— BEGIN —

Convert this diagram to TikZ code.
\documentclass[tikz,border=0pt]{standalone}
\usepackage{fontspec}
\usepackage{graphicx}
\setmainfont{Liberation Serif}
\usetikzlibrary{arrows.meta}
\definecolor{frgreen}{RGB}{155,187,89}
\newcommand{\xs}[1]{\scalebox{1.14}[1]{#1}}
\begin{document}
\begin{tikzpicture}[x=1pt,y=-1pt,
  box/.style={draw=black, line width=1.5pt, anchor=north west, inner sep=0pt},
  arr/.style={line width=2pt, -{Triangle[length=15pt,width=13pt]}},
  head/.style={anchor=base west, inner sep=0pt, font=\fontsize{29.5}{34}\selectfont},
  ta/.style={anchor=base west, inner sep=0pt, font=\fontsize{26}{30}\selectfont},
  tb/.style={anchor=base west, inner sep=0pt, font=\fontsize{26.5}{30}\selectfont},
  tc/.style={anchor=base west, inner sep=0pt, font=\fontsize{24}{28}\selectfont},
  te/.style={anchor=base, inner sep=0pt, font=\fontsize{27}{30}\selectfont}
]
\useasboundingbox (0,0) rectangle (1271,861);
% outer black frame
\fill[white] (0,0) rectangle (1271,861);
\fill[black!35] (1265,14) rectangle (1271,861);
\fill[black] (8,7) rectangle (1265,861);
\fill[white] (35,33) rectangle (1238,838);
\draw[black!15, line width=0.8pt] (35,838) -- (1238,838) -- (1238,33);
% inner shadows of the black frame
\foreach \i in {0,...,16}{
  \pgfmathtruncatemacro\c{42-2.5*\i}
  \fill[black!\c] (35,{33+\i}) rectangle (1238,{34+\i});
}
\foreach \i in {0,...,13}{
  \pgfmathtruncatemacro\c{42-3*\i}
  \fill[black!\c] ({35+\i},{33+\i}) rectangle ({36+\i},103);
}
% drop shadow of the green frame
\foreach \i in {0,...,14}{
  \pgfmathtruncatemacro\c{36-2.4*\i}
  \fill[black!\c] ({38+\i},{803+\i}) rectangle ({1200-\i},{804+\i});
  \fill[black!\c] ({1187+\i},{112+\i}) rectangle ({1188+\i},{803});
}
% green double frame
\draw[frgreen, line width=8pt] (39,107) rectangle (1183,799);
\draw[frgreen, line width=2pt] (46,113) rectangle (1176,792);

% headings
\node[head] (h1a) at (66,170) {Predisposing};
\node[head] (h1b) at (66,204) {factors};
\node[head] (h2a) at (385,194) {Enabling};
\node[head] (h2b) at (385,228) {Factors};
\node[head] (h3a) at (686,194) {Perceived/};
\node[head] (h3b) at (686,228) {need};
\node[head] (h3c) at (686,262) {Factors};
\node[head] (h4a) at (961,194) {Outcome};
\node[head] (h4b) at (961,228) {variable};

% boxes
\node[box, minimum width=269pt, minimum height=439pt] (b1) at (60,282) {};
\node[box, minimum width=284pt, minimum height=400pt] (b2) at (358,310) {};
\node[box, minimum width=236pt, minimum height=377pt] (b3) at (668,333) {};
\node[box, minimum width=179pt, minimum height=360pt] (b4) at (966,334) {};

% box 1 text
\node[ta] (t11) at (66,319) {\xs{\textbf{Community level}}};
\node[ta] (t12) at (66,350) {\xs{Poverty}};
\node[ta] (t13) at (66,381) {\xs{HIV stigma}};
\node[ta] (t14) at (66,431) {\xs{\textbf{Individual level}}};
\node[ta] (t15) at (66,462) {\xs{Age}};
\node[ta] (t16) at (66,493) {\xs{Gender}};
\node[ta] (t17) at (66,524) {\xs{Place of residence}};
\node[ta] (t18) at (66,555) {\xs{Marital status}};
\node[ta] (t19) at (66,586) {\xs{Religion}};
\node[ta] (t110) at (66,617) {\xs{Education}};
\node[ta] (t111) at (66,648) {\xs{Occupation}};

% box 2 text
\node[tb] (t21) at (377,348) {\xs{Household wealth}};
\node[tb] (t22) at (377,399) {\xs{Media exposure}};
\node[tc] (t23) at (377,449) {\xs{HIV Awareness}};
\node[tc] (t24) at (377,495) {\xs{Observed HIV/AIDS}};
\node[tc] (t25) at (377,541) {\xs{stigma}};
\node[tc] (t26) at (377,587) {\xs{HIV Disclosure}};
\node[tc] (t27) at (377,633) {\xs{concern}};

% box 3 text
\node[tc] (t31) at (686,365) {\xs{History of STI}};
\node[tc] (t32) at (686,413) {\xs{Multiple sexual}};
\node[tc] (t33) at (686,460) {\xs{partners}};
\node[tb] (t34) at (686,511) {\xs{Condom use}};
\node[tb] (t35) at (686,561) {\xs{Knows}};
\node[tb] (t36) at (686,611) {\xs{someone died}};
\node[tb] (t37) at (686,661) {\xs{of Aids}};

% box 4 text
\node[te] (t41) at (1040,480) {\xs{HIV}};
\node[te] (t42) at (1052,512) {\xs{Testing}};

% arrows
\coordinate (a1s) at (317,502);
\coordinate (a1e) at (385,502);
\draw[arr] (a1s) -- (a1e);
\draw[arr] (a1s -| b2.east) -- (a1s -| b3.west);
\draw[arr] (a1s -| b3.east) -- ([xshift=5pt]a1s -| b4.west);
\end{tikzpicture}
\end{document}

— END —

Given request:
Return exactly the leading lines of the listing, stopping after the line in which "(46,113) rectangle (1176,792);" occurs.

Correct result:
Convert this diagram to TikZ code.
\documentclass[tikz,border=0pt]{standalone}
\usepackage{fontspec}
\usepackage{graphicx}
\setmainfont{Liberation Serif}
\usetikzlibrary{arrows.meta}
\definecolor{frgreen}{RGB}{155,187,89}
\newcommand{\xs}[1]{\scalebox{1.14}[1]{#1}}
\begin{document}
\begin{tikzpicture}[x=1pt,y=-1pt,
  box/.style={draw=black, line width=1.5pt, anchor=north west, inner sep=0pt},
  arr/.style={line width=2pt, -{Triangle[length=15pt,width=13pt]}},
  head/.style={anchor=base west, inner sep=0pt, font=\fontsize{29.5}{34}\selectfont},
  ta/.style={anchor=base west, inner sep=0pt, font=\fontsize{26}{30}\selectfont},
  tb/.style={anchor=base west, inner sep=0pt, font=\fontsize{26.5}{30}\selectfont},
  tc/.style={anchor=base west, inner sep=0pt, font=\fontsize{24}{28}\selectfont},
  te/.style={anchor=base, inner sep=0pt, font=\fontsize{27}{30}\selectfont}
]
\useasboundingbox (0,0) rectangle (1271,861);
% outer black frame
\fill[white] (0,0) rectangle (1271,861);
\fill[black!35] (1265,14) rectangle (1271,861);
\fill[black] (8,7) rectangle (1265,861);
\fill[white] (35,33) rectangle (1238,838);
\draw[black!15, line width=0.8pt] (35,838) -- (1238,838) -- (1238,33);
% inner shadows of the black frame
\foreach \i in {0,...,16}{
  \pgfmathtruncatemacro\c{42-2.5*\i}
  \fill[black!\c] (35,{33+\i}) rectangle (1238,{34+\i});
}
\foreach \i in {0,...,13}{
  \pgfmathtruncatemacro\c{42-3*\i}
  \fill[black!\c] ({35+\i},{33+\i}) rectangle ({36+\i},103);
}
% drop shadow of the green frame
\foreach \i in {0,...,14}{
  \pgfmathtruncatemacro\c{36-2.4*\i}
  \fill[black!\c] ({38+\i},{803+\i}) rectangle ({1200-\i},{804+\i});
  \fill[black!\c] ({1187+\i},{112+\i}) rectangle ({1188+\i},{803});
}
% green double frame
\draw[frgreen, line width=8pt] (39,107) rectangle (1183,799);
\draw[frgreen, line width=2pt] (46,113) rectangle (1176,792);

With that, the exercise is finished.